* _WRITTEN REQUEST_
Look through the data below and report how many lines include "this". Only the number should be given.

[start DATA EXTRACT]

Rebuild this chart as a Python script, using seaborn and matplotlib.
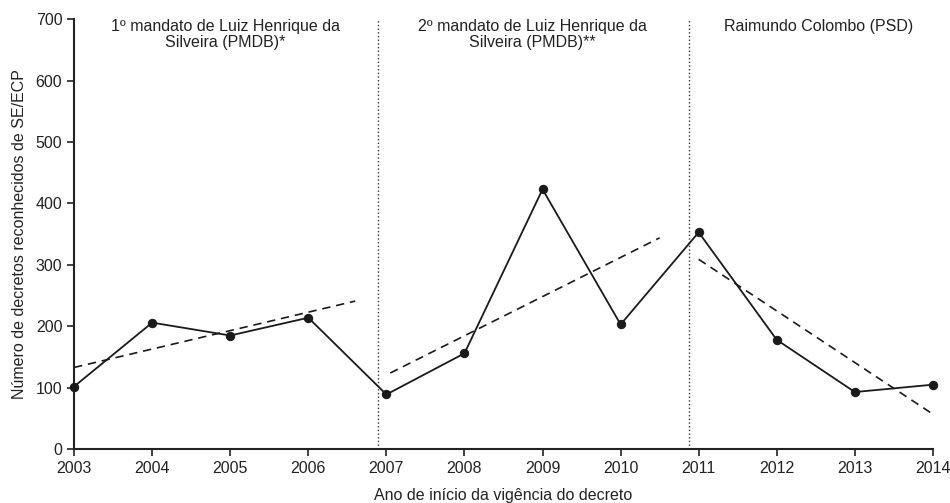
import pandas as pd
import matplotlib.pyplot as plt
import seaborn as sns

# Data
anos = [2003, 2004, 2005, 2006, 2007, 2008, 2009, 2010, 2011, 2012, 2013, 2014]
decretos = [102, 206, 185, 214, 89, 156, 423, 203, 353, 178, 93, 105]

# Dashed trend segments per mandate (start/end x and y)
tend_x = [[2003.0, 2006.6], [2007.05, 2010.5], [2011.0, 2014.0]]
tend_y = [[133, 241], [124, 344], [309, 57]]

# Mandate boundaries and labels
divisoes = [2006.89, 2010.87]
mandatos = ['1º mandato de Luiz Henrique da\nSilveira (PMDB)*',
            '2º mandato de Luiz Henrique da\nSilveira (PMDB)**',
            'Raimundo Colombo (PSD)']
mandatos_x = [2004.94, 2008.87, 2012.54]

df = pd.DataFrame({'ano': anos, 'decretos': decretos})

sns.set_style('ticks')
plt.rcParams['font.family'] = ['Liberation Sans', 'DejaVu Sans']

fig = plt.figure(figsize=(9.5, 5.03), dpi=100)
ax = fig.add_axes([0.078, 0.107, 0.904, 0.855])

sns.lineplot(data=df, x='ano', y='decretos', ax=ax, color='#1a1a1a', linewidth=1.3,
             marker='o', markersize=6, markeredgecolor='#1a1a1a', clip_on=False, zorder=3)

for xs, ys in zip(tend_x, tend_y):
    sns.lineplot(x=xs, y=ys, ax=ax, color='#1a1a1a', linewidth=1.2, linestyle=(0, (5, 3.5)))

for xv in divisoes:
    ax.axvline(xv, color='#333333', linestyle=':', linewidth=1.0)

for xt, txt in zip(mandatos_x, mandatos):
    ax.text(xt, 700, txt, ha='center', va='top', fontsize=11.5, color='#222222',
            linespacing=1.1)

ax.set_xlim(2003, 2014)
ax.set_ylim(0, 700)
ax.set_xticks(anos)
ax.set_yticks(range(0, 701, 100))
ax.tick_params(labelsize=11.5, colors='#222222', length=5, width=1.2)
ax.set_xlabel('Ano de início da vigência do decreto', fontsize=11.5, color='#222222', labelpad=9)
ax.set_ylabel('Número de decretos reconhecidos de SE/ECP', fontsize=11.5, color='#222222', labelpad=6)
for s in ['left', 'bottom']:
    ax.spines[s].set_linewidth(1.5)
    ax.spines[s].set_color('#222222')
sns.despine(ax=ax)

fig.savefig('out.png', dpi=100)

[end DATA EXTRACT]
[start DATA EXTRACT]

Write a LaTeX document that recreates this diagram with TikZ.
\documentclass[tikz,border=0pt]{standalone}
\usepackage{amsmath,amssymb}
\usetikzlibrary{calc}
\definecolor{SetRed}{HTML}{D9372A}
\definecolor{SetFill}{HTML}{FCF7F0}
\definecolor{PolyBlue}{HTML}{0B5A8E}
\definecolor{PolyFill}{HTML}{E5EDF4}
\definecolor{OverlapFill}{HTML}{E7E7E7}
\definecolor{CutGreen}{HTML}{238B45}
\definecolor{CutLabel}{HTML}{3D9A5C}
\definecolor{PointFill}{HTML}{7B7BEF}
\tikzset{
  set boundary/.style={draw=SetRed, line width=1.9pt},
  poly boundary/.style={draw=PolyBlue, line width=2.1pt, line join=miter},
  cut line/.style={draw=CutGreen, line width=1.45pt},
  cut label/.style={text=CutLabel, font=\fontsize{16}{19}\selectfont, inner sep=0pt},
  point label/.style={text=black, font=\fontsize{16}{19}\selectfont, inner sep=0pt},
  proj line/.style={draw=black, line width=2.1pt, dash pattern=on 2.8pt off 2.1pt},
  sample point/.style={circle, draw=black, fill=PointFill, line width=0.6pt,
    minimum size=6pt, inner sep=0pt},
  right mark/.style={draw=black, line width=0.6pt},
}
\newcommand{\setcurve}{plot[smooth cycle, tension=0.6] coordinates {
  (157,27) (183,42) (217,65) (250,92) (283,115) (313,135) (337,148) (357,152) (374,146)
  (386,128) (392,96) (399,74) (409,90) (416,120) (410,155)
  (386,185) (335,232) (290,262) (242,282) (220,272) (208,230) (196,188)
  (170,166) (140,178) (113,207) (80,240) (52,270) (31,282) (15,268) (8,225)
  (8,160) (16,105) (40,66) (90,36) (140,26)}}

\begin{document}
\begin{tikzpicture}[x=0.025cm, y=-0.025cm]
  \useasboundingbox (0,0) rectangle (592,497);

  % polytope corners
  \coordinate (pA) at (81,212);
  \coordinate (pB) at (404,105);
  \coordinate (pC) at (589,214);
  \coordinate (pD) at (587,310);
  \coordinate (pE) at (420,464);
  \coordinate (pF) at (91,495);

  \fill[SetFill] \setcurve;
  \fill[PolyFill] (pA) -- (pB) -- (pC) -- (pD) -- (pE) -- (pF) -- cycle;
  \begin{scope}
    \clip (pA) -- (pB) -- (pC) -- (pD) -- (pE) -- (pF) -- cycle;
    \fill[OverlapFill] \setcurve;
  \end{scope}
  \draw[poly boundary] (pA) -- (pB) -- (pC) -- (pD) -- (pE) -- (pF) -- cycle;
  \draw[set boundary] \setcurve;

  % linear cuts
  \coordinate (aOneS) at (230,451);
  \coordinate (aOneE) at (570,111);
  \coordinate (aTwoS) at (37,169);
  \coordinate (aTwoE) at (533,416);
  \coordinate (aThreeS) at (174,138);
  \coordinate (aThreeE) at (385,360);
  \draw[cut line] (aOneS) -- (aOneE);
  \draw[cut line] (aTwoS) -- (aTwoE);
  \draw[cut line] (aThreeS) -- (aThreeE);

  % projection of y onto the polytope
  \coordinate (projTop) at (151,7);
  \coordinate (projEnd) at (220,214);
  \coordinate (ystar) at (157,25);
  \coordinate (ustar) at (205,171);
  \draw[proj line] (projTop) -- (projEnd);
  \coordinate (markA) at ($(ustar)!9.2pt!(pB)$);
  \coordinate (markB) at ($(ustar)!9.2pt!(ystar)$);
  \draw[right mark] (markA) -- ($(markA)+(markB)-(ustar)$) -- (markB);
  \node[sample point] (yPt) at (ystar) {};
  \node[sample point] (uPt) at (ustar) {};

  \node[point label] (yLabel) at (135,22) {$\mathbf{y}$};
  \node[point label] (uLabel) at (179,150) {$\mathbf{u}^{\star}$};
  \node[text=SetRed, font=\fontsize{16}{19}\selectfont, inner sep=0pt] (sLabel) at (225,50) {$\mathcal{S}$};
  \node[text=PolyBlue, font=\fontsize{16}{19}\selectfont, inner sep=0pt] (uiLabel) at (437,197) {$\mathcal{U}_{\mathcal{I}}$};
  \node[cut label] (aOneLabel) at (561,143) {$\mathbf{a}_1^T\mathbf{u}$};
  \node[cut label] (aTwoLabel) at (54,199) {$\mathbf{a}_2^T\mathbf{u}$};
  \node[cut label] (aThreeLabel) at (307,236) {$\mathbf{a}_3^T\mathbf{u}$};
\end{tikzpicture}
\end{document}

[end DATA EXTRACT]
[start DATA EXTRACT]

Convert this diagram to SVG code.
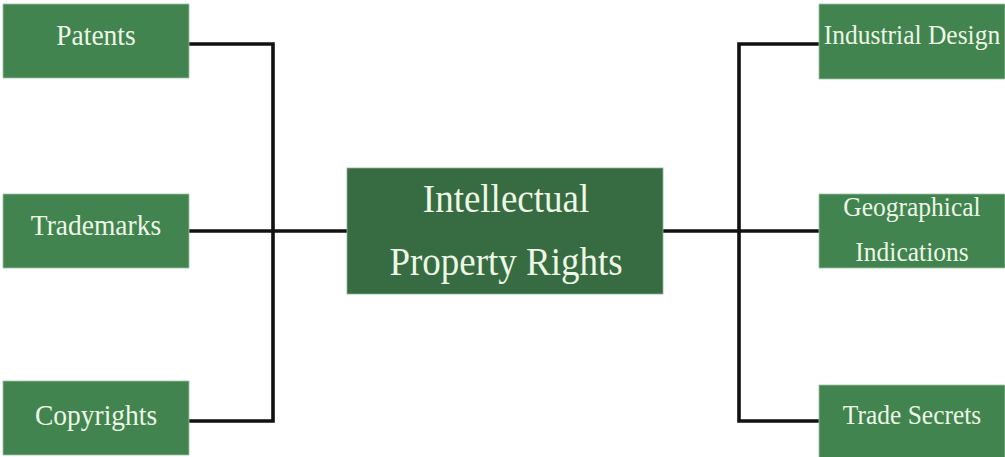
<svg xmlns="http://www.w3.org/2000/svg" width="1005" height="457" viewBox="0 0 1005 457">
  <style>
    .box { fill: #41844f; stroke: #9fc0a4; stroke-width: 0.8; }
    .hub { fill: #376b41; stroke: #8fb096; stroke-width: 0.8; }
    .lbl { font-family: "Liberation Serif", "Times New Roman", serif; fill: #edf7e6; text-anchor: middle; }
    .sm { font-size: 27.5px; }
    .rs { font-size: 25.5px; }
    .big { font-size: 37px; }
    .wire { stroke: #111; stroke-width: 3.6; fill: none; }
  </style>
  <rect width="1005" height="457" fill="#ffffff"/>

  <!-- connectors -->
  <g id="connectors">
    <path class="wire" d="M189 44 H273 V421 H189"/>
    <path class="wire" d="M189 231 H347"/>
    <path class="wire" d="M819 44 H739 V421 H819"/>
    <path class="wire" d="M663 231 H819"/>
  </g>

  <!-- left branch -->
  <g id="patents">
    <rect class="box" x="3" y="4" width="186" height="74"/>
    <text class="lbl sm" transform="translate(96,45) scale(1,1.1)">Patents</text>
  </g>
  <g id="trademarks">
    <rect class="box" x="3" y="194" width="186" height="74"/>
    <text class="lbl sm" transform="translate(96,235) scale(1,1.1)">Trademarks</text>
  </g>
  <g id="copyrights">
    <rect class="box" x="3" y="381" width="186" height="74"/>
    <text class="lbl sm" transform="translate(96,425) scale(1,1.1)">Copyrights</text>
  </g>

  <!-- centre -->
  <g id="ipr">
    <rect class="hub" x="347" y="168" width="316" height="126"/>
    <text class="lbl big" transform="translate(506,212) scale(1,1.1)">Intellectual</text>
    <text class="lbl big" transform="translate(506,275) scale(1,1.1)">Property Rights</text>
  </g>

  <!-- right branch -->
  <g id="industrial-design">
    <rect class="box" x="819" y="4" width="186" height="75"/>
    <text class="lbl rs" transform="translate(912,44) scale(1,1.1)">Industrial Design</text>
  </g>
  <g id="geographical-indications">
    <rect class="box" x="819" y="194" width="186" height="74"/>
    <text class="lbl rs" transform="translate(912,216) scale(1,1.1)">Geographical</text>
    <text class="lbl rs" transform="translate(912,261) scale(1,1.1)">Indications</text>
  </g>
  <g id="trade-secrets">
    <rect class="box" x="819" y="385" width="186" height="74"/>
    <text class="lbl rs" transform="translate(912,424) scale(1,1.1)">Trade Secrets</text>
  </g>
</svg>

[end DATA EXTRACT]

* _WORKED SOLUTION_
3